Chi bombardò dunque quella festa
danzante nella Canosa di 63 anni fa? «Dalla mia ricerca - ci spiega Morra -
emergono con chiarezza due elementi: l’attacco aereo porta la firma delle Luftwaffe;
cioè fu un’azione di disturbo dell’aviazione militare tedesca sui cieli
della Puglia e della Campania». E perché bombardarono Canosa? «Colpirono
anche Molfetta. E fu una scelta del tutto casuale dovuta a gravi inosservanze
delle norme sull’oscuramento da parte delle truppe alleate. A Canosa certamente
queste inosservanze furono dovute ai mancati allarmi causati dalle requisizioni,
da parte degli Alleati, dei collegamenti telegrafici».
Insomma, la «colpa» fu angloamericana;
le bombe furono tedesche. All’epoca questa responsabilità però non
se la volle assumere nessuno. Poi calò il segreto militare. E tutto il resto? Il vendicatore?
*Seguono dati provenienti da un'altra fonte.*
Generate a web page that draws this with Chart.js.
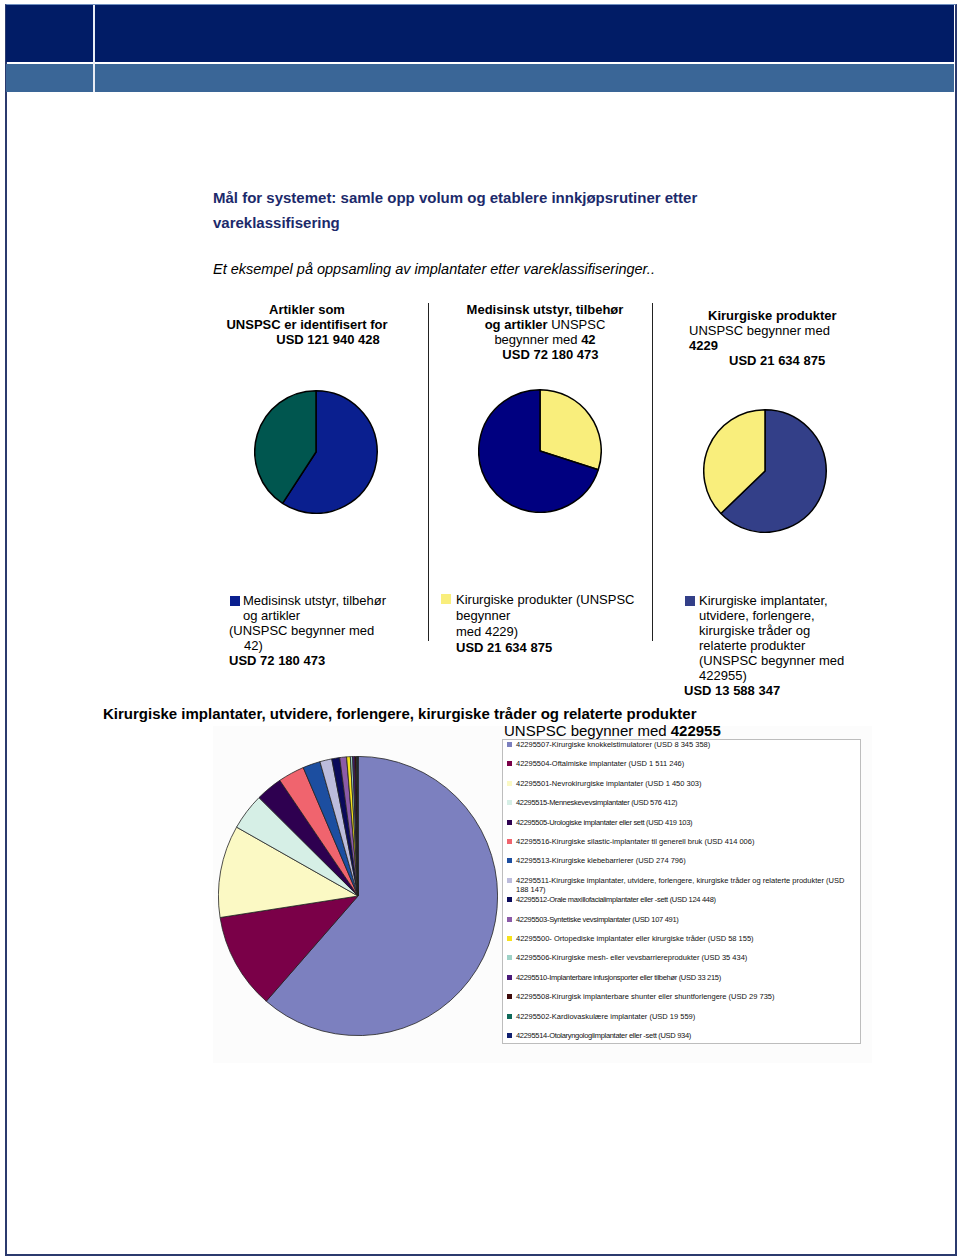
<!DOCTYPE html>
<html>
<head>
<meta charset="utf-8">
<script src="https://cdn.jsdelivr.net/npm/chart.js@4.4.1/dist/chart.umd.min.js"></script>
<style>
  html, body { margin:0; padding:0; background:#fff; }
  body { width:960px; height:1259px; position:relative; overflow:hidden; font-family:"Liberation Sans", Arial, sans-serif; color:#000; }
  .abs { position:absolute; white-space:nowrap; }
  .frame { position:absolute; left:5px; top:4px; width:948px; height:1249px; border:2px solid #2b3a6e; border-top:1px solid #6f8fc0; }
  .band1 { position:absolute; left:6px; top:5px; width:948px; height:57px; background:#011c66; }
  .band2 { position:absolute; left:6px; top:64px; width:948px; height:28px; background:#3a6697; }
  .vline { position:absolute; left:93px; top:5px; width:2px; height:87px; background:#e8ecf4; }
  .title { font-weight:bold; font-size:15px; color:#1c2a6b; }
  .hdr { font-size:13px; line-height:15px; text-align:center; }
  .lg { font-size:13px; line-height:15px; }
  .sq { position:absolute; width:10px; height:10px; }
  .div { position:absolute; width:1px; background:#222; }
  canvas { position:absolute; }
  .bigbg { position:absolute; left:213px; top:726px; width:659px; height:337px; background:#fcfcfc; }
  .legbox { position:absolute; left:502px; top:739px; width:357px; height:303px; border:1px solid #bdbdbd; background:#fff; }
  .li { position:absolute; left:516px; font-size:7.5px; line-height:9px; width:340px; white-space:normal; color:#111; }
  .lsq { position:absolute; left:507px; width:5px; height:5px; }
</style>
</head>
<body>
<div class="frame"></div>
<div class="band1"></div>
<div class="band2"></div>
<div class="vline"></div>

<div class="abs title" style="left:213px;top:189px;">Mål for systemet: samle opp volum og etablere innkjøpsrutiner etter</div>
<div class="abs title" style="left:213px;top:214px;">vareklassifisering</div>
<div class="abs" style="left:213px;top:261px;font-size:14.5px;font-style:italic;">Et eksempel på oppsamling av implantater etter vareklassifiseringer..</div>

<div class="abs hdr" style="left:207px;top:302px;width:200px;"><b>Artikler som<br>UNSPSC er identifisert for<br><span style="padding-left:42px">USD 121 940 428</span></b></div>
<div class="abs hdr" style="left:445px;top:302px;width:200px;"><b>Medisinsk utstyr, tilbehør<br>og artikler</b> UNSPSC<br>begynner med <b>42</b><br><b>&nbsp;&nbsp;&nbsp;USD 72 180 473</b></div>
<div class="abs lg" style="left:689px;top:308px;"><b style="padding-left:19px">Kirurgiske produkter</b><br>UNSPSC begynner med<br><b>4229</b><br><b style="padding-left:40px">USD 21 634 875</b></div>

<div class="div" style="left:428px;top:303px;height:338px;"></div>
<div class="div" style="left:652px;top:303px;height:338px;"></div>

<canvas id="p1" width="124" height="124" style="left:254px;top:390px;"></canvas>
<canvas id="p2" width="124" height="124" style="left:478px;top:389px;"></canvas>
<canvas id="p3" width="124" height="124" style="left:703px;top:409px;"></canvas>

<div class="sq" style="left:230px;top:596px;background:#0a1f8f;"></div>
<div class="abs lg" style="left:229px;top:593px;"><span style="padding-left:14px">Medisinsk utstyr, tilbehør</span><br><span style="padding-left:14px">og artikler</span><br>(UNSPSC begynner med<br><span style="padding-left:15px">42)</span><br><b>USD 72 180 473</b></div>
<div class="sq" style="left:441px;top:594px;background:#f9ee7c;"></div>
<div class="abs lg" style="left:456px;top:592px;line-height:16px;">Kirurgiske produkter (UNSPSC<br>begynner<br>med 4229)<br><b>USD 21 634 875</b></div>
<div class="sq" style="left:685px;top:596px;background:#333f88;"></div>
<div class="abs lg" style="left:684px;top:593px;"><span style="padding-left:15px">Kirurgiske implantater,</span><br><span style="padding-left:15px">utvidere, forlengere,</span><br><span style="padding-left:15px">kirurgiske tråder og</span><br><span style="padding-left:15px">relaterte produkter</span><br><span style="padding-left:15px">(UNSPSC begynner med</span><br><span style="padding-left:15px">422955)</span><br><b>USD 13 588 347</b></div>

<div class="bigbg"></div>
<div class="abs" style="left:103px;top:705px;font-size:15px;font-weight:bold;">Kirurgiske implantater, utvidere, forlengere, kirurgiske tråder og relaterte produkter</div>
<div class="abs" style="left:504px;top:722px;font-size:15px;">UNSPSC begynner med <b>422955</b></div>

<canvas id="big" width="280" height="280" style="left:218px;top:756px;"></canvas>
<div class="legbox"></div>
<div id="leg"></div>

<script>
// ---- data ----
const overviewLabels = ["Medisinsk utstyr, tilbehør og artikler (UNSPSC 42)", "Øvrige artikler"];
const overviewValues = [72180473, 49759955];

const medLabels = ["Kirurgiske produkter (UNSPSC 4229)", "Øvrig medisinsk utstyr"];
const medValues = [21634875, 50545598];

const surgLabels = ["Kirurgiske implantater m.m. (UNSPSC 422955)", "Øvrige kirurgiske produkter"];
const surgValues = [13588347, 8046528];

const implantLabels = [
  "42295507-Kirurgiske knokkelstimulatorer",
  "42295504-Oftalmiske implantater",
  "42295501-Nevrokirurgiske implantater",
  "42295515-Menneskevevsimplantater",
  "42295505-Urologiske implantater eller sett",
  "42295516-Kirurgiske silastic-implantater til generell bruk",
  "42295513-Kirurgiske klebebarrierer",
  "42295511-Kirurgiske implantater, utvidere, forlengere, kirurgiske tråder og relaterte produkter",
  "42295512-Orale maxillofacialimplantater eller -sett",
  "42295503-Syntetiske vevsimplantater",
  "42295500- Ortopediske implantater eller kirurgiske tråder",
  "42295506-Kirurgiske mesh- eller vevsbarriereprodukter",
  "42295510-Implanterbare infusjonsporter eller tilbehør",
  "42295508-Kirurgisk implanterbare shunter eller shuntforlengere",
  "42295502-Kardiovaskulære implantater",
  "42295514-Otolaryngologiimplantater eller -sett"
];
const implantValues = [8345358, 1511246, 1450303, 576412, 419103, 414006, 274796, 188147, 124448, 107491, 58155, 35434, 33215, 29735, 19559, 934];

// ---- styles ----
const implantColors = ["#7c80bf","#7a0048","#fbf9c4","#d6efe6","#2e0050","#f0646e","#1c4ea0","#bcbcdc","#0a0a5a","#8b5ba8","#f7e21b","#9ed2c7","#4a1a7a","#3f0a0a","#0e6a5a","#102070"];
const condensedItems = [3,4,8,9,12,15];

function fmt(v){ return String(v).replace(/\B(?=(\d{3})+(?!\d))/g, " "); }

function smallPie(id, labels, values, colors){
  new Chart(document.getElementById(id), {
    type:'pie',
    data:{ labels, datasets:[{ data:values, backgroundColor:colors, borderColor:'#000', borderWidth:1.5 }] },
    options:{ responsive:false, animation:false, layout:{padding:0},
      plugins:{ legend:{display:false}, tooltip:{enabled:false} } }
  });
}
smallPie('p1', overviewLabels, overviewValues, ['#0a1f8f','#00564f']);
smallPie('p2', medLabels, medValues, ['#f9ee7c','#000080']);
smallPie('p3', surgLabels, surgValues, ['#333f88','#f9ee7c']);

new Chart(document.getElementById('big'), {
  type:'pie',
  data:{ labels:implantLabels, datasets:[{ data:implantValues, backgroundColor:implantColors, borderColor:'#222', borderWidth:0.8 }] },
  options:{ responsive:false, animation:false, layout:{padding:0},
    plugins:{ legend:{display:false}, tooltip:{enabled:false} } }
});

// HTML legend for big pie
const leg = document.getElementById('leg');
implantLabels.forEach((lab, i) => {
  const y = 745 + i*19.4;
  const sq = document.createElement('div');
  sq.className = 'lsq';
  sq.style.top = (y-3) + 'px';
  sq.style.background = implantColors[i];
  leg.appendChild(sq);
  const t = document.createElement('div');
  t.className = 'li';
  t.style.top = (y-5) + 'px';
  if (condensedItems.includes(i)) t.style.letterSpacing = '-0.3px';
  t.textContent = lab + ' (USD ' + fmt(implantValues[i]) + ')';
  leg.appendChild(t);
});
</script>
</body>
</html>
«Leggende metropolitane», commenta Morra. Di certo, il libro si
può leggere non solo con gli occhi dello storico ma anche con quelli dell’appassionato
di «gialli». Senza dimenticare che per l’autore è anche un esplicito
omaggio a quei suoi compaesani, per decenni vittime dimenticate di un bombardamento
di cui nessuno si era mai voluto assumere la responsabilità.